The Crusade Against Sex Trafficking also makes it clear that the girls aren’t safe in the hands of authorities, when turned over by IJM.
According to a 2006 USAID-funded study that drew on interviews with 1,000 sex workers and sixty police officers, approximately a third of the freelance sex workers surveyed had been raped by a policeman in the past year; a third had been gang-raped by police. As for sex workers who worked in brothels but also accepted clients outside, 57 percent had been raped by a lone policeman; nearly half had been gang-raped by law enforcement. Fifty percent of freelancers and nearly 75 percent of the brothel group had been beaten by police in the past year.

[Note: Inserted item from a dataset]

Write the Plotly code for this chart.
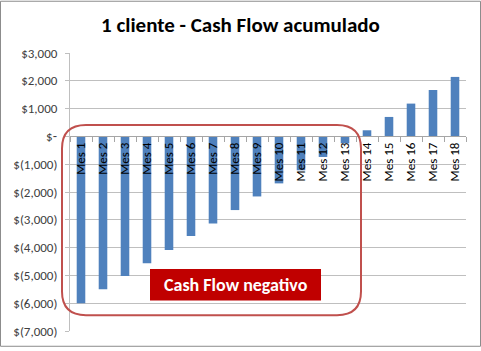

Not only are these statistics chilling, they underscore the ongonig reality that we focus on here at Anne of Carversville. Females exist to be fodder for men. As each story unfolds, the lack of respect for women’s bodies and human rights is astonishing.
This article will be followed by a part two extension of the conversation. Granted, the Nation is a liberal magazine, but it does seem that American funds and moral philosophy are sweeping into some of these countries with little regard for the actual women.
For Marielle Lindstrom, weighing the balance of IJM’s work in Cambodia is a difficult task. Formerly chief of the Asia Foundation’s anti-trafficking project, Lindstrom was in charge of disbursing the major USAID grant on the issue and served as main coordinator on Cambodia’s anti-trafficking strategies, convening a task force of government officials, ministries and more than 200 NGOs. She acknowledges that IJM is “doing a good thing rescuing the children” and could have a strong positive effect should its training be incorporated into the national police academy, but she is torn about the overall impact of the organization’s work.
Joe Amon of Human Rights Watch offered a slew of possible modifications to IJM’s work:
• establishing formal mechanisms like citizens’ commissions and independent investigations to pursue complaints about police abuses.
• IJM could engage in “real dialogue with sex workers’ groups, which have their own ways of gathering information and informing police they trust.
• IJM could also provide legal representation for adult sex workers, particularly those abused by police, or they could support local legal NGOs to do so.”
In the absence of those safeguards, Amon felt that IJM’s strategies have done as much harm as good, in attacking the problems of sex trafficking.
The author of the article ends on a sober note, asking the sex-worker women in Cambodia if they had any questions.
They had only one. “Sister,” Preung Pany said, “we tell our stories to so many journalists, so many people like you, but then nothing changes. Still we are raped by the police, still there are young ones in the brothels. There are so many people working on this—the rescuers, the HIV people, people like you—and so much money going into this problem. But why doesn’t anything change?”